From Lang, Undergraduate Algebra:
Theorem 3.2 Suppose that $R$ is an integral ring (commutative ring without zero-divisors and such that $1\ne 0$). Then the integer n such that $\mathbb{Z}/n\mathbb{Z}$ is contained in $R$ must be $0$ or a prime number.
Note: "$\mathbb{Z}/n\mathbb{Z}$ is contained in $R$" means that $f(\mathbb{Z}/n\mathbb{Z})\subseteq R$, where $f$ is the unique ring homomorphism from $\mathbb{Z}$ to $R$ (conserving the unit).
Proof Suppose $n$ is not $0$ and is not prime. Then $n = mk$ with integers $m, k\ge 2$, and neither $m, k$ are in the kernel of the homomorphism $f:\mathbb{Z}\to R$. Hence $me\ne 0$ and $ke\ne 0$. But $(me)(ke) = mke= 0$, contradicting the hypothesis that $R$ has no divisors of $0$. Hence $n$ is prime.
Note: $e=1_R$.
My question:Why neither $m, k$ are in $\ker f$? Intuitively, if $m\in\ker f$, then $f(m)=0$ and $f(mk)=f(n)=0$, and $f(n)=0$ should be a contradiction, why? Or which is the right argument?

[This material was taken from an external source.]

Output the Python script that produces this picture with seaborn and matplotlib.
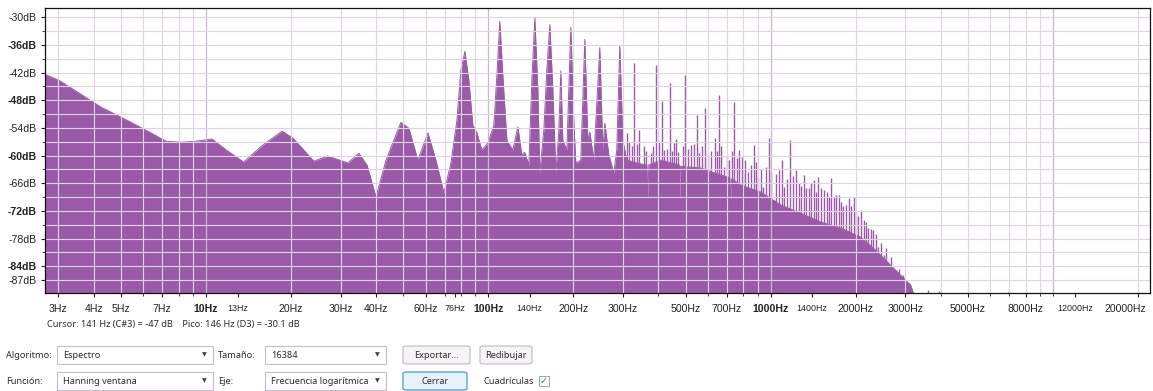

I think there is an implicit sentence that you forgot to "read". Since we have a canonical ringmorphism from $\mathbb{Z}$ ($1_\mathbb{Z}\mapsto 1_R$ ), it has a kernel which is a subgroup and hence of the form $n\mathbb{Z}$. In particular you get by the homomorphism theorem an injective map $$\mathbb{Z}/n\mathbb{Z}\hookrightarrow R$$ (here the implicit argument ends and the normal proof continues)
Now you know that if $n$ is not prime there exist $m,k < n$ such that $mk=n$, in particular $[m]\neq0\neq [k] \in \mathbb{Z}/n\mathbb{Z}$ but $[m][k]=[mk]=[n]=[0]=0\in \mathbb{Z}/n\mathbb{Z}$. So both of those would be zero devisors, and you are done.